■ Problem ■
Write out the material again word for word, dropping any images it holds.
◆ ◆ ◆ ◆ ◆ ◆ ◆
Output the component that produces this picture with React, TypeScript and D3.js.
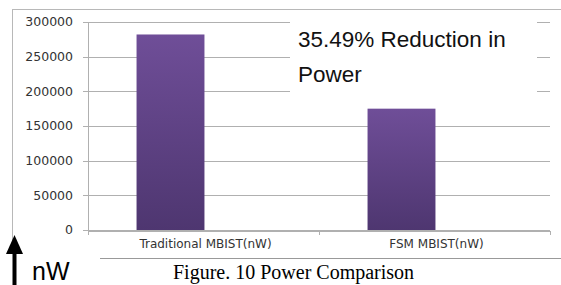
import React, { useEffect, useRef } from 'react';
import * as d3 from 'd3';

const categories = ['Traditional MBIST(nW)', 'FSM MBIST(nW)'];
const powerValues = [282000, 175000];
const yTicks = [0, 50000, 100000, 150000, 200000, 250000, 300000];
const noteLines = ['35.49% Reduction in', 'Power'];
const caption = 'Figure. 10 Power Comparison';

const width = 561;
const height = 285;

const App = () => {
  const ref = useRef<SVGSVGElement | null>(null);

  useEffect(() => {
    drawChart();
  }, []);

  function drawChart() {
    const svg = d3.select(ref.current);
    svg.selectAll('*').remove();

    const plot = { left: 88, right: 550, top: 22, bottom: 230 };

    const y = d3.scaleLinear().domain([0, 300000]).range([plot.bottom, plot.top]);

    // category bands for labels / ticks
    const x = d3.scaleBand().domain(categories).range([plot.left, plot.right]).padding(0);

    // bars sit a bit left of the band centre in the original
    const xBar = d3
      .scaleBand()
      .domain(categories)
      .range([plot.left - 33, plot.right - 33])
      .paddingInner(0.706)
      .paddingOuter(0.353);

    const defs = svg.append('defs');
    const grad = defs
      .append('linearGradient')
      .attr('id', 'barGrad')
      .attr('x1', 0).attr('y1', 0).attr('x2', 0).attr('y2', 1);
    grad.append('stop').attr('offset', '0%').attr('stop-color', '#6f4e98');
    grad.append('stop').attr('offset', '100%').attr('stop-color', '#4e3670');

    // outer frame (top + left)
    svg.append('line')
      .attr('x1', 12).attr('x2', width).attr('y1', 9.5).attr('y2', 9.5)
      .attr('stroke', '#b8b8b8');
    svg.append('line')
      .attr('x1', 12.5).attr('x2', 12.5).attr('y1', 9).attr('y2', 240)
      .attr('stroke', '#b8b8b8');

    // gridlines + y ticks
    const g = svg.append('g');
    g.selectAll('.grid')
      .data(yTicks)
      .enter()
      .append('line')
      .attr('x1', plot.left - 5)
      .attr('x2', plot.right)
      .attr('y1', (d) => Math.round(y(d)) + 0.5)
      .attr('y2', (d) => Math.round(y(d)) + 0.5)
      .attr('stroke', '#b0b0b0');

    g.selectAll('.ylab')
      .data(yTicks)
      .enter()
      .append('text')
      .attr('x', 73)
      .attr('y', (d) => y(d))
      .attr('dy', '0.35em')
      .attr('text-anchor', 'end')
      .style('font-family', 'DejaVu Sans')
      .style('font-size', '12.5px')
      .style('fill', '#333')
      .text((d) => d);

    // y axis line
    svg.append('line')
      .attr('x1', plot.left + 0.5).attr('x2', plot.left + 0.5)
      .attr('y1', plot.top).attr('y2', plot.bottom + 1)
      .attr('stroke', '#b0b0b0');

    // bars
    svg.selectAll('.bar')
      .data(powerValues)
      .enter()
      .append('rect')
      .attr('x', (_, i) => xBar(categories[i]))
      .attr('y', (d) => y(d))
      .attr('width', xBar.bandwidth())
      .attr('height', (d) => y(0) - y(d))
      .style('fill', 'url(#barGrad)');

    // x axis line + ticks
    svg.append('line')
      .attr('x1', plot.left).attr('x2', plot.right)
      .attr('y1', plot.bottom + 1.5).attr('y2', plot.bottom + 1.5)
      .attr('stroke', '#b0b0b0');
    const xTickPos = [plot.left, ...categories.map((c) => (x(c) || 0) + x.bandwidth())];
    svg.selectAll('.xtick')
      .data(xTickPos)
      .enter()
      .append('line')
      .attr('x1', (d) => d + 0.5).attr('x2', (d) => d + 0.5)
      .attr('y1', plot.bottom + 1).attr('y2', plot.bottom + 5)
      .attr('stroke', '#b0b0b0');

    svg.selectAll('.xlab')
      .data(categories)
      .enter()
      .append('text')
      .attr('x', (d) => (x(d) || 0) + x.bandwidth() / 2 + 2)
      .attr('y', 248)
      .attr('text-anchor', 'middle')
      .style('font-family', 'DejaVu Sans')
      .style('font-size', '12px')
      .style('fill', '#333')
      .text((d) => d);

    // annotation box
    svg.append('rect')
      .attr('x', 290).attr('y', 12).attr('width', 247).attr('height', 88)
      .style('fill', '#fff');
    svg.selectAll('.note')
      .data(noteLines)
      .enter()
      .append('text')
      .attr('x', 298)
      .attr('y', (_, i) => 47 + i * 35)
      .style('font-family', 'Liberation Sans')
      .style('font-size', '22.5px')
      .style('fill', '#111')
      .text((d) => d);

    // caption separator + caption
    svg.append('line')
      .attr('x1', 100).attr('x2', width).attr('y1', 258.5).attr('y2', 258.5)
      .attr('stroke', '#999');
    svg.append('text')
      .attr('x', 173)
      .attr('y', 279)
      .style('font-family', 'Liberation Serif')
      .style('font-size', '20px')
      .style('fill', '#000')
      .text(caption);

    // unit arrow
    svg.append('rect')
      .attr('x', 12.5).attr('y', 250).attr('width', 4).attr('height', 35)
      .style('fill', '#000');
    svg.append('path')
      .attr('d', 'M14.5,235 L23,254 L6,254 Z')
      .style('fill', '#000');
    svg.append('text')
      .attr('x', 32)
      .attr('y', 280)
      .style('font-family', 'Liberation Sans')
      .style('font-size', '25px')
      .style('fill', '#000')
      .text('nW');
  }

  return (
    <svg
      ref={ref}
      width={width}
      height={height}
      style={{ position: 'absolute', left: 0, top: 0, background: '#fff' }}
    />
  );
};

export default App;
◆ ◆ ◆ ◆ ◆ ◆ ◆
■ Written response ■
Output the component that produces this picture with React, TypeScript and D3.js.
import React, { useEffect, useRef } from 'react';
import * as d3 from 'd3';

const categories = ['Traditional MBIST(nW)', 'FSM MBIST(nW)'];
const powerValues = [282000, 175000];
const yTicks = [0, 50000, 100000, 150000, 200000, 250000, 300000];
const noteLines = ['35.49% Reduction in', 'Power'];
const caption = 'Figure. 10 Power Comparison';

const width = 561;
const height = 285;

const App = () => {
  const ref = useRef<SVGSVGElement | null>(null);

  useEffect(() => {
    drawChart();
  }, []);

  function drawChart() {
    const svg = d3.select(ref.current);
    svg.selectAll('*').remove();

    const plot = { left: 88, right: 550, top: 22, bottom: 230 };

    const y = d3.scaleLinear().domain([0, 300000]).range([plot.bottom, plot.top]);

    // category bands for labels / ticks
    const x = d3.scaleBand().domain(categories).range([plot.left, plot.right]).padding(0);

    // bars sit a bit left of the band centre in the original
    const xBar = d3
      .scaleBand()
      .domain(categories)
      .range([plot.left - 33, plot.right - 33])
      .paddingInner(0.706)
      .paddingOuter(0.353);

    const defs = svg.append('defs');
    const grad = defs
      .append('linearGradient')
      .attr('id', 'barGrad')
      .attr('x1', 0).attr('y1', 0).attr('x2', 0).attr('y2', 1);
    grad.append('stop').attr('offset', '0%').attr('stop-color', '#6f4e98');
    grad.append('stop').attr('offset', '100%').attr('stop-color', '#4e3670');

    // outer frame (top + left)
    svg.append('line')
      .attr('x1', 12).attr('x2', width).attr('y1', 9.5).attr('y2', 9.5)
      .attr('stroke', '#b8b8b8');
    svg.append('line')
      .attr('x1', 12.5).attr('x2', 12.5).attr('y1', 9).attr('y2', 240)
      .attr('stroke', '#b8b8b8');

    // gridlines + y ticks
    const g = svg.append('g');
    g.selectAll('.grid')
      .data(yTicks)
      .enter()
      .append('line')
      .attr('x1', plot.left - 5)
      .attr('x2', plot.right)
      .attr('y1', (d) => Math.round(y(d)) + 0.5)
      .attr('y2', (d) => Math.round(y(d)) + 0.5)
      .attr('stroke', '#b0b0b0');

    g.selectAll('.ylab')
      .data(yTicks)
      .enter()
      .append('text')
      .attr('x', 73)
      .attr('y', (d) => y(d))
      .attr('dy', '0.35em')
      .attr('text-anchor', 'end')
      .style('font-family', 'DejaVu Sans')
      .style('font-size', '12.5px')
      .style('fill', '#333')
      .text((d) => d);

    // y axis line
    svg.append('line')
      .attr('x1', plot.left + 0.5).attr('x2', plot.left + 0.5)
      .attr('y1', plot.top).attr('y2', plot.bottom + 1)
      .attr('stroke', '#b0b0b0');

    // bars
    svg.selectAll('.bar')
      .data(powerValues)
      .enter()
      .append('rect')
      .attr('x', (_, i) => xBar(categories[i]))
      .attr('y', (d) => y(d))
      .attr('width', xBar.bandwidth())
      .attr('height', (d) => y(0) - y(d))
      .style('fill', 'url(#barGrad)');

    // x axis line + ticks
    svg.append('line')
      .attr('x1', plot.left).attr('x2', plot.right)
      .attr('y1', plot.bottom + 1.5).attr('y2', plot.bottom + 1.5)
      .attr('stroke', '#b0b0b0');
    const xTickPos = [plot.left, ...categories.map((c) => (x(c) || 0) + x.bandwidth())];
    svg.selectAll('.xtick')
      .data(xTickPos)
      .enter()
      .append('line')
      .attr('x1', (d) => d + 0.5).attr('x2', (d) => d + 0.5)
      .attr('y1', plot.bottom + 1).attr('y2', plot.bottom + 5)
      .attr('stroke', '#b0b0b0');

    svg.selectAll('.xlab')
      .data(categories)
      .enter()
      .append('text')
      .attr('x', (d) => (x(d) || 0) + x.bandwidth() / 2 + 2)
      .attr('y', 248)
      .attr('text-anchor', 'middle')
      .style('font-family', 'DejaVu Sans')
      .style('font-size', '12px')
      .style('fill', '#333')
      .text((d) => d);

    // annotation box
    svg.append('rect')
      .attr('x', 290).attr('y', 12).attr('width', 247).attr('height', 88)
      .style('fill', '#fff');
    svg.selectAll('.note')
      .data(noteLines)
      .enter()
      .append('text')
      .attr('x', 298)
      .attr('y', (_, i) => 47 + i * 35)
      .style('font-family', 'Liberation Sans')
      .style('font-size', '22.5px')
      .style('fill', '#111')
      .text((d) => d);

    // caption separator + caption
    svg.append('line')
      .attr('x1', 100).attr('x2', width).attr('y1', 258.5).attr('y2', 258.5)
      .attr('stroke', '#999');
    svg.append('text')
      .attr('x', 173)
      .attr('y', 279)
      .style('font-family', 'Liberation Serif')
      .style('font-size', '20px')
      .style('fill', '#000')
      .text(caption);

    // unit arrow
    svg.append('rect')
      .attr('x', 12.5).attr('y', 250).attr('width', 4).attr('height', 35)
      .style('fill', '#000');
    svg.append('path')
      .attr('d', 'M14.5,235 L23,254 L6,254 Z')
      .style('fill', '#000');
    svg.append('text')
      .attr('x', 32)
      .attr('y', 280)
      .style('font-family', 'Liberation Sans')
      .style('font-size', '25px')
      .style('fill', '#000')
      .text('nW');
  }

  return (
    <svg
      ref={ref}
      width={width}
      height={height}
      style={{ position: 'absolute', left: 0, top: 0, background: '#fff' }}
    />
  );
};

export default App;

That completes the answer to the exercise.